I'd worn the same pair of button-fly 505 Levi's for a month while backpacking through Central America and, aside from some pupusa stains and the subtle accumulation of chicken bus grime, they'd been exceedingly durable and reliable.
Busing and hitchhiking in pickup beds through Columbian FARC country, I'd finally arrived at San Andrés de Pisimbalá, a remote, mountainous pueblo bordering the Tierradentro archaeological and UNESCO World Heritage Site. Remote and inaccessible except by horseback, the seldom-seen Tierradentro features pre-Columbian tombs carved into hilltops with 7th-century ceramics and polychromatic paintings in situ.

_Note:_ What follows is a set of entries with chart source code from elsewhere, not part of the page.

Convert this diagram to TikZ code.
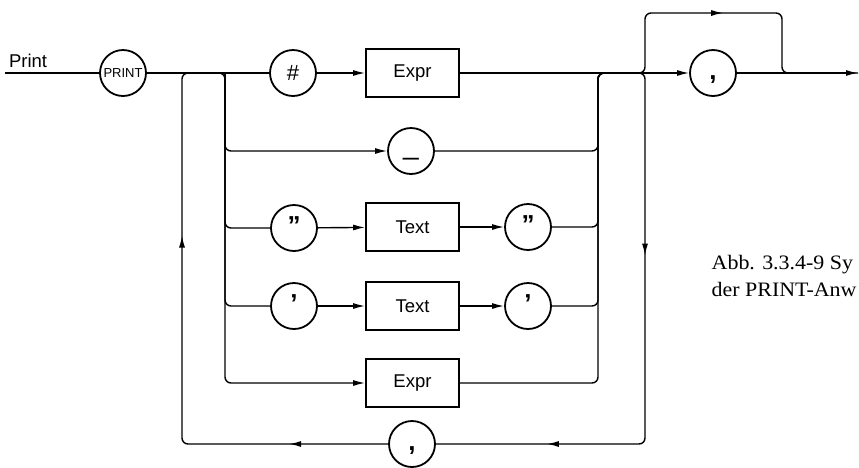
\documentclass[tikz,border=0pt]{standalone}
\usepackage{fontspec}
\setmainfont{Liberation Serif}
\setsansfont{Liberation Sans}
\newfontfamily\capfont[FakeStretch=1.07]{Liberation Serif}
\usetikzlibrary{arrows.meta,decorations.markings}

\begin{document}
\begin{tikzpicture}[x=1pt,y=-1pt,line width=1.4pt,
  >={Latex[length=12pt,width=6pt]},
  lbl/.style={font=\sffamily\fontsize{18.5}{18.5}\selectfont},
  sym/.style={font=\sffamily\bfseries\fontsize{26}{26}\selectfont},
  term/.style={circle,draw,line width=1.8pt,minimum size=46pt,inner sep=0pt,lbl},
  nterm/.style={rectangle,draw,line width=1.8pt,minimum width=93pt,minimum height=48pt,inner sep=0pt,lbl},
  arrowat/.style={postaction={decorate,decoration={markings,mark=at position #1 with {\arrow{>}}}}}]
\useasboundingbox (0,0) rectangle (859,467);
% terminals and boxes
\node[lbl,anchor=base west] (print) at (5,67) {Print};
\node[term,font=\sffamily\fontsize{13}{13}\selectfont] (kwprint) at (123,73) {PRINT};
\node[term,font=\sffamily\fontsize{22}{22}\selectfont] (hash) at (293,73) {\#};
\node[nterm] (expr1) at (412.5,73) {Expr};
\node[term] (under) at (411,151) {\vphantom{Ag}\fontsize{28}{28}\selectfont\_};
\node[term,sym] (dq1) at (294,228) {\vphantom{Ag}”};
\node[nterm] (text1) at (412.5,227) {Text};
\node[term,sym] (dq2) at (528,227) {\vphantom{Ag}”};
\node[term,sym] (sq1) at (294,306) {\vphantom{Ag}’};
\node[nterm] (text2) at (412.5,306) {Text};
\node[term,sym] (sq2) at (528,306) {\vphantom{Ag}’};
\node[nterm] (expr2) at (412.5,383) {Expr};
\node[term,sym] (sepa) at (412,444) {\vphantom{Ag},};
\node[term,sym] (sepb) at (713,73) {\vphantom{Ag},};
\node[font=\capfont\fontsize{20.5}{27}\selectfont,align=left,anchor=base west,inner sep=0pt] (caption) at (711,296) {Abb. 3.3.4-9 Sy\\der PRINT-Anw};
% junctions
\coordinate (start) at (5,73);
\coordinate (jl) at (225,73);
\coordinate (jc) at (598,73);
\coordinate (jr) at (645,73);
\coordinate (lu) at (182,73);
\coordinate (ll) at (182,444);
\coordinate (bl) at (645,13);
\coordinate (br) at (782,13);
\coordinate (bj) at (782,73);
\coordinate (stop) at (858,73);
% main line
\draw (start) -- (kwprint);
\draw (kwprint) -- (hash);
\draw[->] (hash) -- (expr1);
\draw (expr1) -- (jr);
\draw[->] (jr) -- (sepb);
\draw[->] (sepb) -- (stop);
% alternatives
\draw[->,rounded corners=6pt] (kwprint) -- (jl) |- (expr2);
\draw[->,rounded corners=6pt] (jl) |- (under);
\draw[rounded corners=6pt] (jl) |- (dq1);
\draw[rounded corners=6pt] (jl) |- (sq1);
\draw[->] (dq1) -- (text1);
\draw[->] (text1) -- (dq2);
\draw[->] (sq1) -- (text2);
\draw[->] (text2) -- (sq2);
\draw[rounded corners=6pt] (under) -| (jc) -- (jr);
\draw[rounded corners=6pt] (dq2) -| (jc) -- (jr);
\draw[rounded corners=6pt] (sq2) -| (jc) -- (jr);
\draw[rounded corners=6pt] (expr2) -| (jc) -- (jr);
% loop back and bypass
\draw[rounded corners=6pt,arrowat=227pt,arrowat=511pt] (jc) -- (jr) -- (jr |- sepa) -- (sepa);
\draw[rounded corners=6pt,arrowat=99pt,arrowat=412pt] (sepa) -- (ll) -- (lu) -- (jl);
\draw[rounded corners=6pt,arrowat=180pt] (jc) -- (jr) -- (bl) -- (br) -- (bj) -- (stop);
\end{tikzpicture}
\end{document}
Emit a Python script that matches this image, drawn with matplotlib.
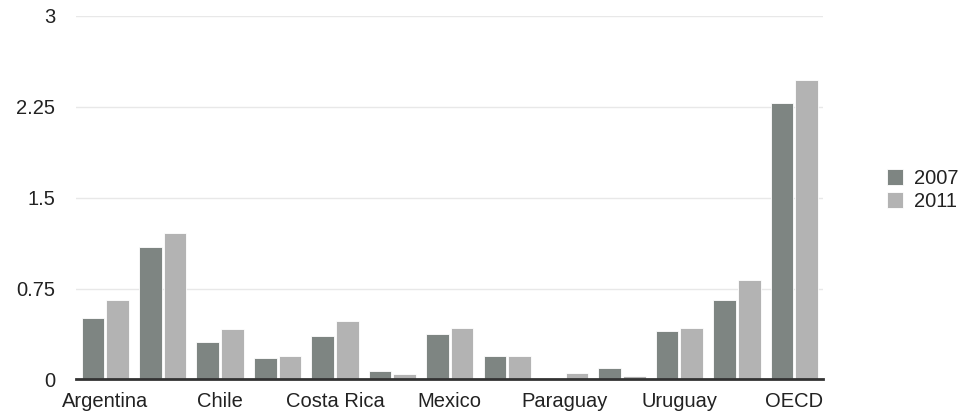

Having serendipitously met my guide's wife while hitchhiking the gravelly road to San Andrés, I saddled up and followed Pedro on horseback, dismounting at numerous tombs to descend down rock-hewn spiral steps into spaciously carved caverns and indescribable antiquity. As the day wore on and the equatorial sun beat down, I was thankful for the cool breeze but, while dismounting at one site, the breeze suddenly intensified and I realized that amid the jolting, jarring hours on horseback I had completely ripped out the crotch of my Levi's. ¡Ay caramba!
The front-to-rear tear was catastrophic and career-ending for the Levi's; the guide and his wife were amused when, back at the hostel, I learned that she could not repair the rip with a patch. I'd be in Quito, Ecuador, in a couple days, so I was resolved to modesty until then as ...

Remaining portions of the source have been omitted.